The leaves have fallen, the flowers are dead. The air is beginning to chill. There is a month left until the solstice, but it is already dark by 5pm and the season has switched from transcendental color to monochrome grey.
I miss the pines. I miss snow draped over cedars. I miss the sandy crunch of fluffy snow under skis. I used to ski for hours through the northern forests, but there are no great forests here. There are no cedars, no pines which were not planted by humans. This place is grey and domesticated. Its winters are slush and fluctuating temperatures, naked deciduous trees, gloom, dormant hibernating death.
The grey buries memories of blinding snow. It destroys hope with an unrelenting, undulating despair. The winters here are two months under desolate skies. There are nothing but death and waiting seeds upon the plains. The leaves drop, the wind blows, and the winter falls heavy with silent gloom and dormancy.
Northern Michigan winters are a far different beast. They are not cheery, but they are bright, and the whiteness of the earth competes with a blue-grey sky and the snow triumphs. Even at midnight, the bitter snow is bright. It reflects the light of the moon, and absent the moon, it mirrors the stars and occasionally the aurora instead. You can find your way through the forest by the light of the snow and still view the spectacular glory of the Milky Way above. I used to go stargazing on the most frigid winter nights. The sky was always clearest then. The moon would hang resolute above the pines and the aurora would streak kaleidoscopic across the northern sky. Twigs snapped, owls hooted, and the symphony of life accompanied the brilliant cosmos in an ambient duet.
There is no music in the winter dark in Kansas. Life hibernates and the few sounds are urban and incidental. It is dark so early, but the darkness is not illuminated by snow and galaxies. Instead, city lights muffle the sky, and only the brightest stars and planets are ever visible. The visible Milky Way is a myth, and any moving lights are planes and helicopters instead of potential UFOs. Imagination is lost on urbanization. The beauty of the universe is packaged and boxed and shown only in school texts and television documentaries.
It is not much improved outside of the city. There are no lights and the stars return, but the plains are desolate and dead. Trees are scarce, and they are skeletons instead of majestic evergreens. They die every fall and are reborn in the spring. Everything does here. It snows, but not enough, and the snow is gone quickly. Ice is far more common, and every snowfall is guaranteed to blanket a substantial layer of ice. The naked trees are weighed down with it and often break. Broken, tired skeletons, longing for a spring not soon to arrive. Everything is wet and dirty, tired and depressed. Snow becomes slush once grounded, slush becomes ice, ice melts to become mud.
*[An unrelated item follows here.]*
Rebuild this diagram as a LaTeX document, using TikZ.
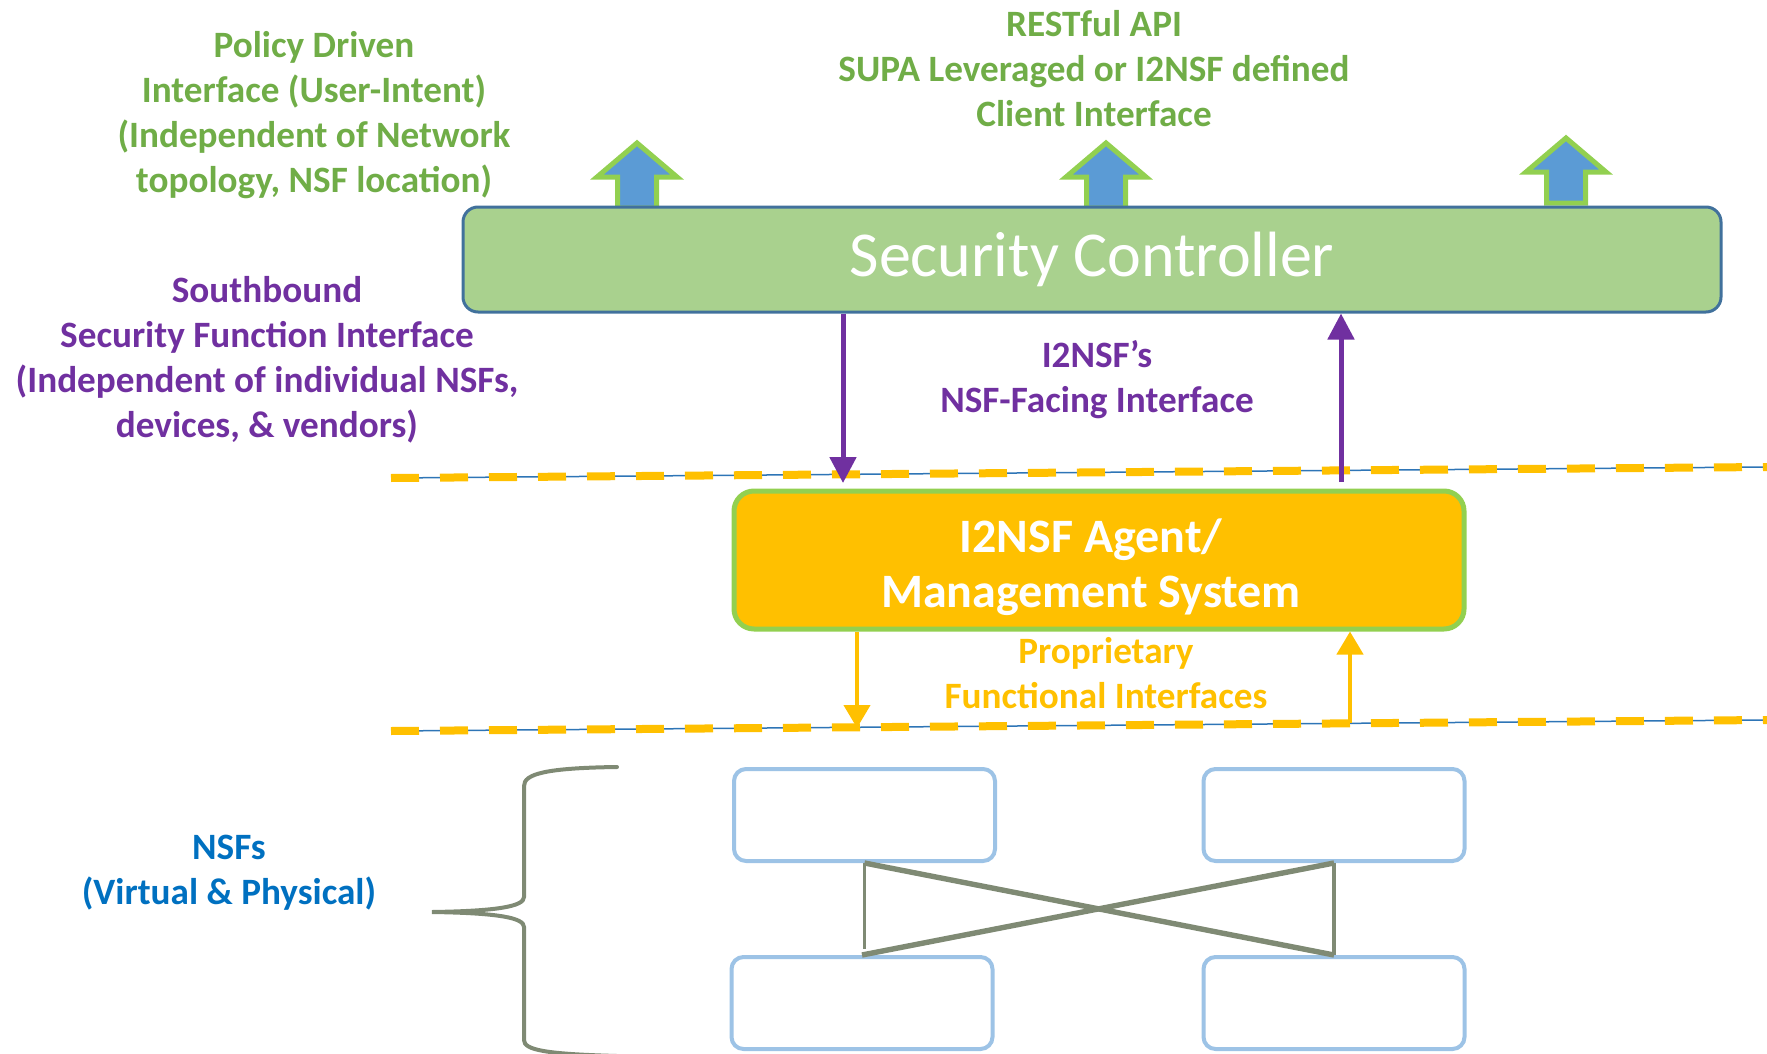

I miss the water. I miss spontaneous hockey games and skiing through the forest at night to find the perfect stargazing spot. I miss the thick blankets of fluffy snow that last for months at a time. I cannot go back to those memories. There is nothing for me in Michigan anymore. Some family to visit, but there is no future there, only past. My present is here in Kansas, but my future is to be determined. For now, I'm trapped between desolate winters and scorching summers. The unending flatness is my home now and for the foreseeable future. I gave up beauty for stability. I do not regret it, but sometimes I miss it terribly. Sometimes I dream of snow-painted evergreen bows but wake up to bare branches perched on a lonely stretch of ashen earth. The northern forests call to me, but I can only listen and not respond. The calls will remain unheeded for now as I prepare myself for another Kansas winter.